Ethics lapses and incompetence in Baltimore city government have never been in short supply, causing the featured image in this post to be my surprised face. Her predecessor, Stephanie Rawlings-Blake, presided over the city during the most significant city riots since 1968 (the murder of MLK Jr.) in the wake of the Freddy Gray death after Baltimore Police Department “rough ride.” Her predecessor, Sheila Dixon, resigned in disgrace as a condition of a plea deal after she was indicted on 12 counts germane to public corruption. All of this occurred against a backdrop of a city in crisis, immersed in poverty, with a rising murder and crime rate, the highest heroin addiction rate in the U.S., a gang warfare scene worthy of The Wire, and a failing public education system.

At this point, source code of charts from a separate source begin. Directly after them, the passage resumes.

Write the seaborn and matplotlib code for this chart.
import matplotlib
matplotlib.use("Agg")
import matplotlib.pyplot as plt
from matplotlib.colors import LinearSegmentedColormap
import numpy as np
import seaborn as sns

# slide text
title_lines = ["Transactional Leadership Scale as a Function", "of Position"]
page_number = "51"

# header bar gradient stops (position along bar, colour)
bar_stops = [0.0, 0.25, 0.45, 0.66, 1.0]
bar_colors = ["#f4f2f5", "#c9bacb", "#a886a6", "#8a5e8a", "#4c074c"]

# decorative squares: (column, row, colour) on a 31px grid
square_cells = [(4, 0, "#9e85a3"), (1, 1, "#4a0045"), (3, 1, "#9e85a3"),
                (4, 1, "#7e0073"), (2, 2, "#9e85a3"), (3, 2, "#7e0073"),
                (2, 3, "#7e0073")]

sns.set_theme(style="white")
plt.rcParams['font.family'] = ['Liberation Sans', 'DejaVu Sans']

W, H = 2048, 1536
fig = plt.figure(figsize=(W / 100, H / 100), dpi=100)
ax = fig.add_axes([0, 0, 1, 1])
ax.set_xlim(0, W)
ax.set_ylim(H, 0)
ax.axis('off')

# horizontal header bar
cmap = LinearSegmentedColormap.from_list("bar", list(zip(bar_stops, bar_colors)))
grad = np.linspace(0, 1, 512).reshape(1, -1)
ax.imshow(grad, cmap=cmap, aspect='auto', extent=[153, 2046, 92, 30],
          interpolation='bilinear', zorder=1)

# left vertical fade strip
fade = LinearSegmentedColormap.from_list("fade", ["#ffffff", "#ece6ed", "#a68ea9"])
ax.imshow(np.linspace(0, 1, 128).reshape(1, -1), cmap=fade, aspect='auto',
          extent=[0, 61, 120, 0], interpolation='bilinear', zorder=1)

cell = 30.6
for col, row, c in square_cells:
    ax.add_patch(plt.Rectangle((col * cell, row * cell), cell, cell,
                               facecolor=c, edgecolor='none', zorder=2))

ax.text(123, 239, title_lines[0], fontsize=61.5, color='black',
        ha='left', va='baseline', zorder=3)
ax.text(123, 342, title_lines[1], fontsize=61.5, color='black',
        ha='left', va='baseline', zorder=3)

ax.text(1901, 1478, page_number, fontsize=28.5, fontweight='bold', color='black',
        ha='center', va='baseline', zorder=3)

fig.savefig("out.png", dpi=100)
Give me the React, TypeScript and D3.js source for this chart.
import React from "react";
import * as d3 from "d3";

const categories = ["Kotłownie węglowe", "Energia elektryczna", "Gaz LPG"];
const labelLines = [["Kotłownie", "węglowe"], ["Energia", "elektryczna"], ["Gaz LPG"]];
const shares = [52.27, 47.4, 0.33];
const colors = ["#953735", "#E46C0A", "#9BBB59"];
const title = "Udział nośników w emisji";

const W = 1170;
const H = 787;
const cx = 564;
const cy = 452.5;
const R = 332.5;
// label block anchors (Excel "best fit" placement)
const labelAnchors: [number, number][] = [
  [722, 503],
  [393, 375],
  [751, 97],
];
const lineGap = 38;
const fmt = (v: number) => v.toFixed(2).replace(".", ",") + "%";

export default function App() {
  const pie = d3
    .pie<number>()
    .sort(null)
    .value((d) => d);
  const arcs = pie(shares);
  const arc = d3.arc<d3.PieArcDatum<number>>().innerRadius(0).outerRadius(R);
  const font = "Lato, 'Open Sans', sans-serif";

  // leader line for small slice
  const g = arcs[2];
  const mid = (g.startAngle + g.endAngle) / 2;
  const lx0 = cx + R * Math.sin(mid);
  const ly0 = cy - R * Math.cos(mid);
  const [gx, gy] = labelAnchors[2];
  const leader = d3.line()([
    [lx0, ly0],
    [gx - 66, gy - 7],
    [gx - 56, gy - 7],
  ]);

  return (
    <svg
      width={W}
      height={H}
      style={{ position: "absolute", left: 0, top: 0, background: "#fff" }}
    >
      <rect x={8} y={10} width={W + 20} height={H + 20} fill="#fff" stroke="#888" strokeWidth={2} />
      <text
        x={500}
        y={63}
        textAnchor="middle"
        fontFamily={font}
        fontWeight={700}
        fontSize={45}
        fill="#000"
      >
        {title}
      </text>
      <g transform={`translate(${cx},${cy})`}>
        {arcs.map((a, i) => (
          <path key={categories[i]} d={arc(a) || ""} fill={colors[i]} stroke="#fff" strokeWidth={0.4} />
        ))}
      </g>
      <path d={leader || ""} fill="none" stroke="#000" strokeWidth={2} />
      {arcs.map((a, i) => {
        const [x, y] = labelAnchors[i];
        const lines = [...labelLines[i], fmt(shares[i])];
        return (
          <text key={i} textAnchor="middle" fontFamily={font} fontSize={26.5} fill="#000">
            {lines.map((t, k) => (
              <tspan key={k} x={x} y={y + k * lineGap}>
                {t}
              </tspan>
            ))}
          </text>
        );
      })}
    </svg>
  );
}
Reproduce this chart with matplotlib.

Even against this backdrop, I would live in Baltimore in a heartbeat. Though plagued by urban blight and city mismanagement, it continues to thrive for many of its residents, with wonderful old city neighborhoods such as Mount Vernon, Federal Hill, Canton, Fell’s Point, Charles Village, and Hampden. The restaurant scene is on fire, including a number of old school Jewish delis, Little Italy, The Helmand (Afghan cuisine owned by the brother of former President and strongman Hamid Karzai) and a wide range of American and ethnic foods. There are two professional sports teams, a world class conservatory, an extraordinary symphony, a Triple Crown racetrack, a rising stage and theater scene, a number of very good colleges and universities, including the Ivy-equivalent Johns Hopkins University (#10 in US News and World Report’s annual rankings of national universities). The city was, and is, a hub of the defense industry, shipping, finance, medicine, bioscience, and manufacturing. It is on the Washington to New York corridor and within striking distance of a lot of great places to visit, with an international airport boasting direct flights to a number of European capitals and major cities, including Paris, London, Rome, Amsterdam, Barcelona, Dublin, Madrid, Istanbul, and Venice. And no, white suburbanites, you aren’t going to get immediately shot if you visit there — most of the crime is localized and most of it is tied to the drug trade. As I always say to folks visiting Baltimore: don’t want to get shot? Don’t sling heroin and stay out of the yellow spots on the heat map.
I wish Baltimore could get its government and public services act together, because the rest of the city is to die for – no pun intended.